В этот миг на лестнице послышались шаги и в лабораторию вошел Антуан. По обыкновению топнув ногой и произнеся сакраментальную реплику «Средоточие истины! Круг правосудия!», он добавил:

— Те люди, что собрались там, внизу, хотят видеть доктора Жака Мере. Доктор вопросительно взглянул на Еву.

— Надо выйти к ним, — сказала девушка.

Жак спустился вниз; Ева, дрожа всем телом, последовала за ним.

Доктор остановился на высоком крыльце и глянул вниз.

При виде его музыканты заиграли мелодию «Где может быть лучше?», а Базиль, не желая отстать от окружающих, снова взялся за трубу и порадовал земляков своей фанфарой.

Весь этот гам смолк лишь для того, чтобы площадь снова смогла огласиться криками: «Да здравствует Жак Мере, наш депутат Конвента!»

Теперь Жак Мере понял, что имел в виду патриот, преградивший ему накануне дорогу, а затем сказавший:

— Ступайте, а завтра мы еще поговорим.

Однако доктор со вчерашнего дня не изменил своего мнения; напротив, простодушные признания влюбленной Евы лишь укрепили его решимость.

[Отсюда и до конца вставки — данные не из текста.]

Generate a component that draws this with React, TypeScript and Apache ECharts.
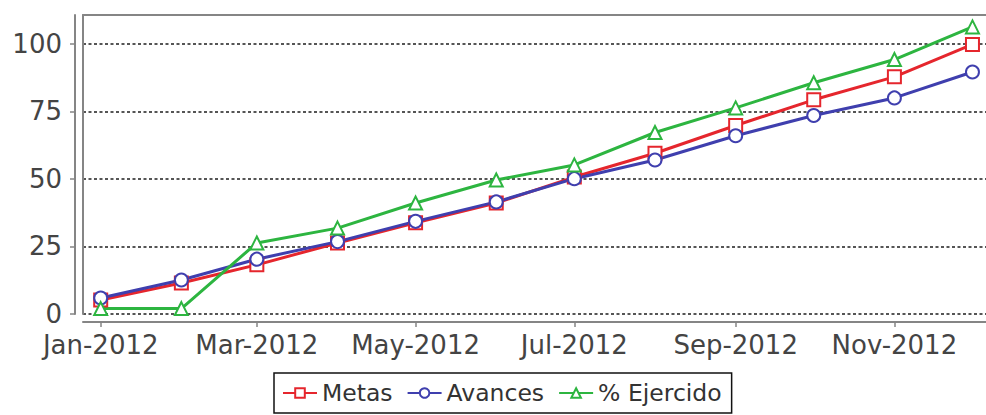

Он сделал знак, что хочет сказать несколько слов, и аржантонцы закричали:

— Тише!

— Друзья мои, — сказал доктор, — мне очень жаль, что вы вчера не захотели поверить моим словам. Я и сегодня думаю то же, что и вчера. Я благодарю вас за великую честь, которую вы мне оказали, но не считаю себя достойным ее и не могу принять ваше предложение.

— Ты не имеешь права, гражданин Мере, — крикнул кто-то.

— Как? — изумился доктор. — Я не имею права распоряжаться собственной жизнью?

— Человек не принадлежит себе, он принадлежит нации, — продолжал тот же горожанин, проталкиваясь сквозь толпу, — а того, кто станет утверждать обратное, я объявлю дурным гражданином.

— Я философ, а не политик, я врач, а не законодатель.

— Что ж! Если ты философ — тебе ведомы причины возвышения и падения империй; если ты врач — тебе знакомы недуги человеческого тела; если ты философ — тебе ясно, что свобода так же необходима уму, как воздух — легким. Когда начался нравственный упадок Римской империи (а во всякой империи нравственный упадок предвещает упадок физический)? Когда цезари сделались тиранами. Ты говоришь, что ты врач? А кто такой, по-твоему, народ? Разве он не огромный организм, подчиняющийся тем же законам, что и индивид? Разница лишь в том, что жизнь индивида исчисляется годами, а жизнь народа — столетиями, однако в течение этих столетий тело общества так же страдает от болезней, как и тело человека, и, следовательно, так же нуждается в лечении; не всякий законодатель должен быть врачом, но всякий врач может быть законодателем. Цицерон сказал, что, если какой-то член человеческого тела поражен гангреной, его следует ампутировать, дабы спасти самого человека. Прими же предлагаемый тебе мандат, Жак Мере; вооружись ланцетом, скальпелем, пилой; для врачей, а особенно для хирургов, при дворе работы непочатый край.